Reproduce the listing exactly, with no pictures in your copy.

**Provided material:**
______
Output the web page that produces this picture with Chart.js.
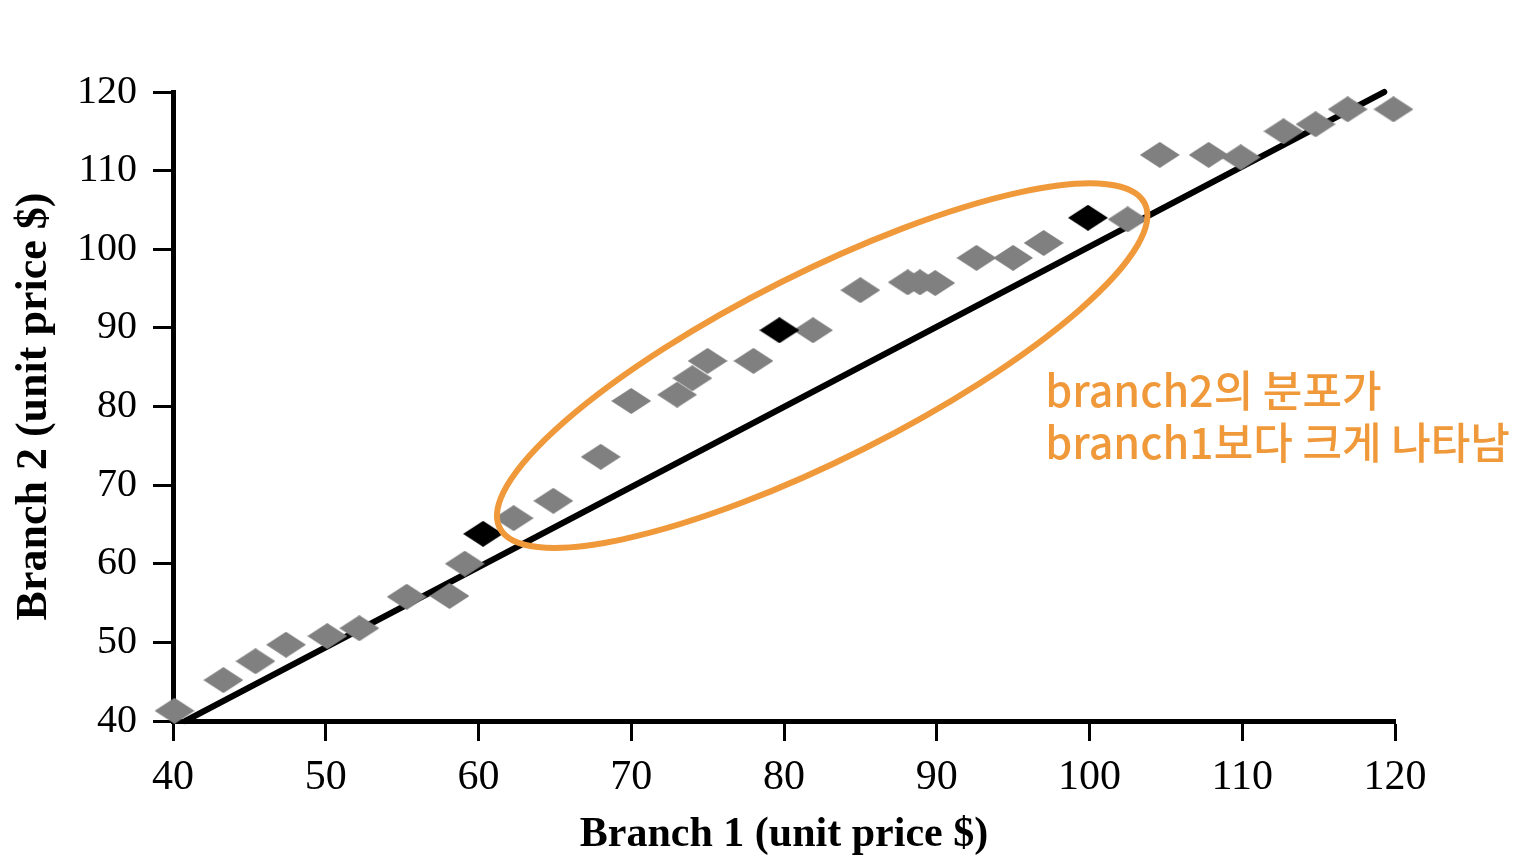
<!DOCTYPE html>
<html>
<head>
<meta charset="utf-8">
<script src="https://cdn.jsdelivr.net/npm/chart.js@4/dist/chart.umd.min.js"></script>
<style>
  html, body { margin: 0; padding: 0; background: #fff; }
  #wrap { width: 1524px; height: 864px; }
</style>
</head>
<body>
<div id="wrap"><canvas id="scatter" width="1524" height="864"></canvas></div>
<script>
const branch1Gray = [40.1, 43.3, 45.4, 47.4, 50.1, 52.2, 55.3, 58.1, 59.1, 62.3, 64.9, 68.0, 70.0, 73.0, 74.0, 75.0,
  78.0, 81.9, 85.0, 88.1, 88.9, 89.9, 92.6, 95.0, 97.0, 102.5, 104.6, 107.8, 109.9, 112.7, 114.8, 116.9, 119.9];
const branch2Gray = [41.3, 45.2, 47.6, 49.7, 50.8, 51.8, 55.8, 55.9, 60.0, 65.8, 68.0, 73.6, 80.7, 81.5, 83.6, 85.8,
  85.8, 89.7, 94.8, 95.8, 95.8, 95.7, 98.9, 98.9, 100.8, 103.8, 112.0, 112.0, 111.7, 115.0, 115.9, 117.8, 117.8];
const branch1Black = [60.3, 79.7, 99.9];
const branch2Black = [63.8, 89.7, 104.0];
const refLineX = [40.8, 119.3];
const refLineY = [40, 120];
const axisTicks = [40, 50, 60, 70, 80, 90, 100, 110, 120];
const noteLines = ['branch2의 분포가', 'branch1보다 크게 나타남'];
const noteAnchor = { x: 97.1, y: 79.9 };
const ellipseCenter = { x: 82.5, y: 85.2 };

const ORANGE = '#F0993B';
const SERIF = '"Liberation Serif", "DejaVu Serif", serif';

function toPoints(xs, ys) {
  return xs.map((x, i) => ({ x: x, y: ys[i] }));
}

function diamond(color) {
  const c = document.createElement('canvas');
  c.width = 40;
  c.height = 26;
  const g = c.getContext('2d');
  g.fillStyle = color;
  g.beginPath();
  g.moveTo(20, 0);
  g.lineTo(40, 13);
  g.lineTo(20, 26);
  g.lineTo(0, 13);
  g.closePath();
  g.fill();
  return c;
}

const noteLayer = {
  id: 'noteLayer',
  afterDatasetsDraw(chart) {
    const ctx = chart.ctx;
    const xs = chart.scales.x;
    const ys = chart.scales.y;
    ctx.save();
    ctx.strokeStyle = ORANGE;
    ctx.lineWidth = 6;
    ctx.beginPath();
    ctx.ellipse(xs.getPixelForValue(ellipseCenter.x), ys.getPixelForValue(ellipseCenter.y),
      361, 93, -26.7 * Math.PI / 180, 0, Math.PI * 2);
    ctx.stroke();
    ctx.fillStyle = ORANGE;
    ctx.font = '500 43px "Noto Sans CJK KR"';
    ctx.textAlign = 'left';
    ctx.textBaseline = 'alphabetic';
    const tx = xs.getPixelForValue(noteAnchor.x);
    const ty = ys.getPixelForValue(noteAnchor.y);
    noteLines.forEach((line, i) => ctx.fillText(line, tx, ty + i * 52));
    ctx.restore();
  }
};

function axisOptions(title, fontSize, titleSize, titlePad, tickPad) {
  return {
    type: 'linear',
    min: 40,
    max: 120,
    afterBuildTicks: scale => { scale.ticks = axisTicks.map(v => ({ value: v })); },
    grid: { display: true, drawOnChartArea: false, drawTicks: true, tickLength: 20, tickWidth: 3, tickColor: '#000' },
    border: { display: true, width: 5, color: '#000' },
    ticks: { color: '#000', padding: tickPad, font: { family: SERIF, size: fontSize } },
    title: { display: true, text: title, color: '#000', padding: titlePad,
      font: { family: SERIF, size: titleSize, weight: 'bold' } }
  };
}

const xAxis = axisOptions('Branch 1 (unit price $)', 42, 42, { top: 0, bottom: 4 }, 12);
xAxis.afterFit = scale => { scale.height = 143; };
const yAxis = axisOptions('Branch 2 (unit price $)', 40, 44, { top: 8, bottom: 0 }, 16);
yAxis.afterFit = scale => { scale.width = 173; };

new Chart(document.getElementById('scatter').getContext('2d'), {
  type: 'scatter',
  data: {
    datasets: [
      {
        label: 'highlight',
        data: toPoints(branch1Black, branch2Black),
        pointStyle: diamond('#000000'),
        pointRadius: 13,
        clip: false
      },
      {
        label: 'prices',
        data: toPoints(branch1Gray, branch2Gray),
        pointStyle: diamond('#808080'),
        pointRadius: 13,
        clip: false
      },
      {
        label: 'reference',
        data: toPoints(refLineX, refLineY),
        showLine: true,
        borderColor: '#000',
        borderWidth: 6,
        borderCapStyle: 'round',
        pointRadius: 0,
        clip: false
      }
    ]
  },
  options: {
    responsive: false,
    animation: false,
    layout: { padding: { left: 0, right: 129, top: 92, bottom: 0 } },
    plugins: { legend: { display: false }, tooltip: { enabled: false } },
    scales: { x: xAxis, y: yAxis }
  },
  plugins: [noteLayer]
});
</script>
</body>
</html>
______
**Result of this exercise:**
Output the web page that produces this picture with Chart.js.
<!DOCTYPE html>
<html>
<head>
<meta charset="utf-8">
<script src="https://cdn.jsdelivr.net/npm/chart.js@4/dist/chart.umd.min.js"></script>
<style>
  html, body { margin: 0; padding: 0; background: #fff; }
  #wrap { width: 1524px; height: 864px; }
</style>
</head>
<body>
<div id="wrap"><canvas id="scatter" width="1524" height="864"></canvas></div>
<script>
const branch1Gray = [40.1, 43.3, 45.4, 47.4, 50.1, 52.2, 55.3, 58.1, 59.1, 62.3, 64.9, 68.0, 70.0, 73.0, 74.0, 75.0,
  78.0, 81.9, 85.0, 88.1, 88.9, 89.9, 92.6, 95.0, 97.0, 102.5, 104.6, 107.8, 109.9, 112.7, 114.8, 116.9, 119.9];
const branch2Gray = [41.3, 45.2, 47.6, 49.7, 50.8, 51.8, 55.8, 55.9, 60.0, 65.8, 68.0, 73.6, 80.7, 81.5, 83.6, 85.8,
  85.8, 89.7, 94.8, 95.8, 95.8, 95.7, 98.9, 98.9, 100.8, 103.8, 112.0, 112.0, 111.7, 115.0, 115.9, 117.8, 117.8];
const branch1Black = [60.3, 79.7, 99.9];
const branch2Black = [63.8, 89.7, 104.0];
const refLineX = [40.8, 119.3];
const refLineY = [40, 120];
const axisTicks = [40, 50, 60, 70, 80, 90, 100, 110, 120];
const noteLines = ['branch2의 분포가', 'branch1보다 크게 나타남'];
const noteAnchor = { x: 97.1, y: 79.9 };
const ellipseCenter = { x: 82.5, y: 85.2 };

const ORANGE = '#F0993B';
const SERIF = '"Liberation Serif", "DejaVu Serif", serif';

function toPoints(xs, ys) {
  return xs.map((x, i) => ({ x: x, y: ys[i] }));
}

function diamond(color) {
  const c = document.createElement('canvas');
  c.width = 40;
  c.height = 26;
  const g = c.getContext('2d');
  g.fillStyle = color;
  g.beginPath();
  g.moveTo(20, 0);
  g.lineTo(40, 13);
  g.lineTo(20, 26);
  g.lineTo(0, 13);
  g.closePath();
  g.fill();
  return c;
}

const noteLayer = {
  id: 'noteLayer',
  afterDatasetsDraw(chart) {
    const ctx = chart.ctx;
    const xs = chart.scales.x;
    const ys = chart.scales.y;
    ctx.save();
    ctx.strokeStyle = ORANGE;
    ctx.lineWidth = 6;
    ctx.beginPath();
    ctx.ellipse(xs.getPixelForValue(ellipseCenter.x), ys.getPixelForValue(ellipseCenter.y),
      361, 93, -26.7 * Math.PI / 180, 0, Math.PI * 2);
    ctx.stroke();
    ctx.fillStyle = ORANGE;
    ctx.font = '500 43px "Noto Sans CJK KR"';
    ctx.textAlign = 'left';
    ctx.textBaseline = 'alphabetic';
    const tx = xs.getPixelForValue(noteAnchor.x);
    const ty = ys.getPixelForValue(noteAnchor.y);
    noteLines.forEach((line, i) => ctx.fillText(line, tx, ty + i * 52));
    ctx.restore();
  }
};

function axisOptions(title, fontSize, titleSize, titlePad, tickPad) {
  return {
    type: 'linear',
    min: 40,
    max: 120,
    afterBuildTicks: scale => { scale.ticks = axisTicks.map(v => ({ value: v })); },
    grid: { display: true, drawOnChartArea: false, drawTicks: true, tickLength: 20, tickWidth: 3, tickColor: '#000' },
    border: { display: true, width: 5, color: '#000' },
    ticks: { color: '#000', padding: tickPad, font: { family: SERIF, size: fontSize } },
    title: { display: true, text: title, color: '#000', padding: titlePad,
      font: { family: SERIF, size: titleSize, weight: 'bold' } }
  };
}

const xAxis = axisOptions('Branch 1 (unit price $)', 42, 42, { top: 0, bottom: 4 }, 12);
xAxis.afterFit = scale => { scale.height = 143; };
const yAxis = axisOptions('Branch 2 (unit price $)', 40, 44, { top: 8, bottom: 0 }, 16);
yAxis.afterFit = scale => { scale.width = 173; };

new Chart(document.getElementById('scatter').getContext('2d'), {
  type: 'scatter',
  data: {
    datasets: [
      {
        label: 'highlight',
        data: toPoints(branch1Black, branch2Black),
        pointStyle: diamond('#000000'),
        pointRadius: 13,
        clip: false
      },
      {
        label: 'prices',
        data: toPoints(branch1Gray, branch2Gray),
        pointStyle: diamond('#808080'),
        pointRadius: 13,
        clip: false
      },
      {
        label: 'reference',
        data: toPoints(refLineX, refLineY),
        showLine: true,
        borderColor: '#000',
        borderWidth: 6,
        borderCapStyle: 'round',
        pointRadius: 0,
        clip: false
      }
    ]
  },
  options: {
    responsive: false,
    animation: false,
    layout: { padding: { left: 0, right: 129, top: 92, bottom: 0 } },
    plugins: { legend: { display: false }, tooltip: { enabled: false } },
    scales: { x: xAxis, y: yAxis }
  },
  plugins: [noteLayer]
});
</script>
</body>
</html>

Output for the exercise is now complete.